# Chevy/GMC Front Frame rot and cracks…how I fixed it.



## TJS (Oct 22, 2003)

Ok. This repair was only to save this 2000 GMC K 2500 6.5 TD truck for only one more season. It is for a member here on plowsite. The issue is there is really nothing left of the front frame horns where the fisher plow brackets attach and where the sway bar frame part is coming away from the remainder of the frame. We all know you cannot weld to rust, period. I know there are many ways to skin a cat but this is how I did it. The last storm of 2017 he could not plow at all, as the driver's side front plow bracket was just hanging there. He had to hold it up with a bungee cord to keep the bracket from hitting the ground. Ok so onto the project.

First pic. Sorry for the dark pic, I think this was rust dust flying around as I had to grind the crap out of the "good" part of the frame which is all predicated on this repair.


----------



## TJS (Oct 22, 2003)

Second pic. I had to figure a way to grasp good material and capture the swaybar mount and tie in the fisher plow bracket.
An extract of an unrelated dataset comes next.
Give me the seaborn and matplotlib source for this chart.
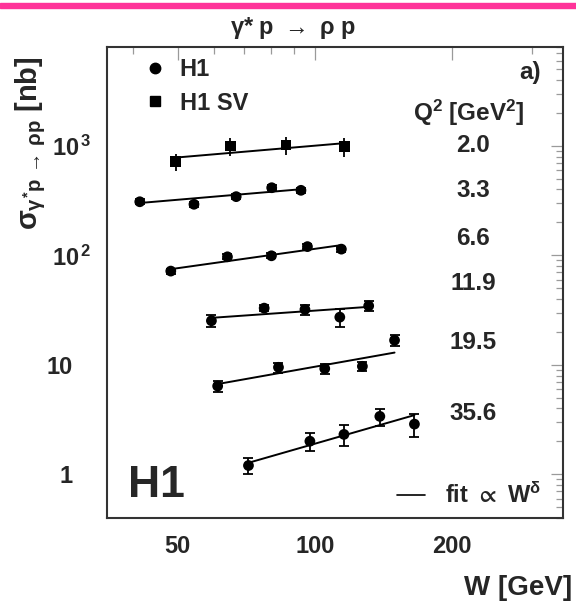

This is the pass side; the driver's side looks the same but inverted and had holes for bolts on the driver's side frame area.


----------



## TJS (Oct 22, 2003)

Third Pic. Lined up and tacked on.


----------



## TJS (Oct 22, 2003)

Fourth Pic. Tacked onto the outside of the fisher plow brackets


----------



## TJS (Oct 22, 2003)

Pic five. You will notice the side plates kind of hang down a little. I did this on purpose cause I am going to tie them together with this 2"x2" tube and capture the small flat stock on the plow bracket that go back to the truck sub/engine cross member area


----------



## TJS (Oct 22, 2003)

Pic six. All fully welded. I also primed it before it left.


----------



## BUFF (Dec 24, 2009)

Nice job of hillbilly engineering. I’ve “plated” a few frame ears/rails over the years using the same type of approach.


----------



## Dirtebiker (Nov 10, 2016)

Good job TJS!
Wish you were closer to me.
Do you mind telling us how much the job cost? That should get a few more years out of the truck.


----------



## TJS (Oct 22, 2003)

Dirtebiker said:


> Good job TJS!
> Wish you were closer to me.
> Do you mind telling us how much the job cost? That should get a few more years out of the truck.


 I will tell you it took me 6 hours straight of hustling to get it done. I had this material in my metal bin.


----------



## Randall Ave (Oct 29, 2014)

I had a 94, k3500. Had to do almost the same thing. That was a good truck. It was a mason dump. The back got real bad. I'm sure it's turned into beer cans now.


----------



## BUFF (Dec 24, 2009)

Randall Ave said:


> I had a 94, k3500. Had to do almost the same thing. That was a good truck. It was a mason dump. The back got real bad. _*I'm sure it's turned into beer cans now*_.


Beers cans...... Maybe you've emptied a few to many today.....


----------